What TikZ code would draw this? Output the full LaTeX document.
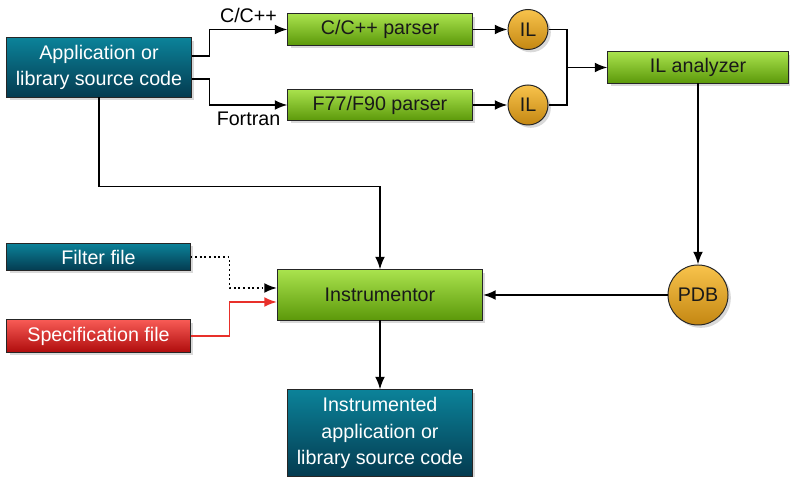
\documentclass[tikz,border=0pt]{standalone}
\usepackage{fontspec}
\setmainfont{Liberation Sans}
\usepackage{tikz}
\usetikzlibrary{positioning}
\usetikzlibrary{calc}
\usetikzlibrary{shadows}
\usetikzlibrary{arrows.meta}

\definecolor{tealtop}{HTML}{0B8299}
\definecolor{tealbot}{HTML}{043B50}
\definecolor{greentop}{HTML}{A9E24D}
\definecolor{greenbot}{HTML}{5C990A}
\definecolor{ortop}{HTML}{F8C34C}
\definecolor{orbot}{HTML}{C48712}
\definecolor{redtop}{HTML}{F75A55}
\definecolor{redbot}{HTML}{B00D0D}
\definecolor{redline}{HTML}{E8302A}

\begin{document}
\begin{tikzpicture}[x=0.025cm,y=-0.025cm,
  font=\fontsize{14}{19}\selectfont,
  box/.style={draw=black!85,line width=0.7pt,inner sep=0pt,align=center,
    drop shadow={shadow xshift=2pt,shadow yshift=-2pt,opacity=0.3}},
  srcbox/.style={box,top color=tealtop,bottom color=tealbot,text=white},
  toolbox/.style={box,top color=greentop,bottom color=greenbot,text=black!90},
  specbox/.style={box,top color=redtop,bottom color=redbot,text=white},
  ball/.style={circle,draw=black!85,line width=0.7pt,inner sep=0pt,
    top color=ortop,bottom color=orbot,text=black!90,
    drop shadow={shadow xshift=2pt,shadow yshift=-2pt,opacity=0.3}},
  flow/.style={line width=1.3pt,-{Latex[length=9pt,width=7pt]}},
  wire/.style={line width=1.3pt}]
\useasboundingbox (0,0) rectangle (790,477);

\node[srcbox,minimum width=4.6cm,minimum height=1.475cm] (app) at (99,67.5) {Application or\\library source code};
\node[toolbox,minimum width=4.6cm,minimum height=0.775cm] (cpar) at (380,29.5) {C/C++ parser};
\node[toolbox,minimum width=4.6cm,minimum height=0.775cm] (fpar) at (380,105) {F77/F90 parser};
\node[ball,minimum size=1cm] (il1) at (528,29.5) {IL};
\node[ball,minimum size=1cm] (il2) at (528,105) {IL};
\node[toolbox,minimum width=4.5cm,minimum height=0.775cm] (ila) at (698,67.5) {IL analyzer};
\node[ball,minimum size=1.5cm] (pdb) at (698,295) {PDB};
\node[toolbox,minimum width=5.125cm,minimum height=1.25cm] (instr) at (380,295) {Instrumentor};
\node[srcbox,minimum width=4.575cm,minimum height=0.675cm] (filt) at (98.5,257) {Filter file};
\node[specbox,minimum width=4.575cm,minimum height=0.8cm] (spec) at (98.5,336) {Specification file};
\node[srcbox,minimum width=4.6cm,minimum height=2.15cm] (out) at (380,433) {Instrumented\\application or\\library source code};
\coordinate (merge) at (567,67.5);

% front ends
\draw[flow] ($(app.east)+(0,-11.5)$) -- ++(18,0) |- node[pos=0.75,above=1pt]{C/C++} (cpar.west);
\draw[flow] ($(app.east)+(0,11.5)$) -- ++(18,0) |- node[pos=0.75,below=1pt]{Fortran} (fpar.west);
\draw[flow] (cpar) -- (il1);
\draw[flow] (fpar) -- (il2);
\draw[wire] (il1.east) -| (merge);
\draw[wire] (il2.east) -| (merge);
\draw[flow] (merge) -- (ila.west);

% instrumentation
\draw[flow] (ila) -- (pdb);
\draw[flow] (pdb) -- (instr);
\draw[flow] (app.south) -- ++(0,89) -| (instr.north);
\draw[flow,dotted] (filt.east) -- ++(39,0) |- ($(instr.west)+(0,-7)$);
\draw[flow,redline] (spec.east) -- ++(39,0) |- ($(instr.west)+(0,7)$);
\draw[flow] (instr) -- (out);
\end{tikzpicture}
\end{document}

◇ ◇ ◇ ◇

Given instruction: Copy the listing word for word, excluding its pictures.

Written reply:
What TikZ code would draw this? Output the full LaTeX document.
\documentclass[tikz,border=0pt]{standalone}
\usepackage{fontspec}
\setmainfont{Liberation Sans}
\usepackage{tikz}
\usetikzlibrary{positioning}
\usetikzlibrary{calc}
\usetikzlibrary{shadows}
\usetikzlibrary{arrows.meta}

\definecolor{tealtop}{HTML}{0B8299}
\definecolor{tealbot}{HTML}{043B50}
\definecolor{greentop}{HTML}{A9E24D}
\definecolor{greenbot}{HTML}{5C990A}
\definecolor{ortop}{HTML}{F8C34C}
\definecolor{orbot}{HTML}{C48712}
\definecolor{redtop}{HTML}{F75A55}
\definecolor{redbot}{HTML}{B00D0D}
\definecolor{redline}{HTML}{E8302A}

\begin{document}
\begin{tikzpicture}[x=0.025cm,y=-0.025cm,
  font=\fontsize{14}{19}\selectfont,
  box/.style={draw=black!85,line width=0.7pt,inner sep=0pt,align=center,
    drop shadow={shadow xshift=2pt,shadow yshift=-2pt,opacity=0.3}},
  srcbox/.style={box,top color=tealtop,bottom color=tealbot,text=white},
  toolbox/.style={box,top color=greentop,bottom color=greenbot,text=black!90},
  specbox/.style={box,top color=redtop,bottom color=redbot,text=white},
  ball/.style={circle,draw=black!85,line width=0.7pt,inner sep=0pt,
    top color=ortop,bottom color=orbot,text=black!90,
    drop shadow={shadow xshift=2pt,shadow yshift=-2pt,opacity=0.3}},
  flow/.style={line width=1.3pt,-{Latex[length=9pt,width=7pt]}},
  wire/.style={line width=1.3pt}]
\useasboundingbox (0,0) rectangle (790,477);

\node[srcbox,minimum width=4.6cm,minimum height=1.475cm] (app) at (99,67.5) {Application or\\library source code};
\node[toolbox,minimum width=4.6cm,minimum height=0.775cm] (cpar) at (380,29.5) {C/C++ parser};
\node[toolbox,minimum width=4.6cm,minimum height=0.775cm] (fpar) at (380,105) {F77/F90 parser};
\node[ball,minimum size=1cm] (il1) at (528,29.5) {IL};
\node[ball,minimum size=1cm] (il2) at (528,105) {IL};
\node[toolbox,minimum width=4.5cm,minimum height=0.775cm] (ila) at (698,67.5) {IL analyzer};
\node[ball,minimum size=1.5cm] (pdb) at (698,295) {PDB};
\node[toolbox,minimum width=5.125cm,minimum height=1.25cm] (instr) at (380,295) {Instrumentor};
\node[srcbox,minimum width=4.575cm,minimum height=0.675cm] (filt) at (98.5,257) {Filter file};
\node[specbox,minimum width=4.575cm,minimum height=0.8cm] (spec) at (98.5,336) {Specification file};
\node[srcbox,minimum width=4.6cm,minimum height=2.15cm] (out) at (380,433) {Instrumented\\application or\\library source code};
\coordinate (merge) at (567,67.5);

% front ends
\draw[flow] ($(app.east)+(0,-11.5)$) -- ++(18,0) |- node[pos=0.75,above=1pt]{C/C++} (cpar.west);
\draw[flow] ($(app.east)+(0,11.5)$) -- ++(18,0) |- node[pos=0.75,below=1pt]{Fortran} (fpar.west);
\draw[flow] (cpar) -- (il1);
\draw[flow] (fpar) -- (il2);
\draw[wire] (il1.east) -| (merge);
\draw[wire] (il2.east) -| (merge);
\draw[flow] (merge) -- (ila.west);

% instrumentation
\draw[flow] (ila) -- (pdb);
\draw[flow] (pdb) -- (instr);
\draw[flow] (app.south) -- ++(0,89) -| (instr.north);
\draw[flow,dotted] (filt.east) -- ++(39,0) |- ($(instr.west)+(0,-7)$);
\draw[flow,redline] (spec.east) -- ++(39,0) |- ($(instr.west)+(0,7)$);
\draw[flow] (instr) -- (out);
\end{tikzpicture}
\end{document}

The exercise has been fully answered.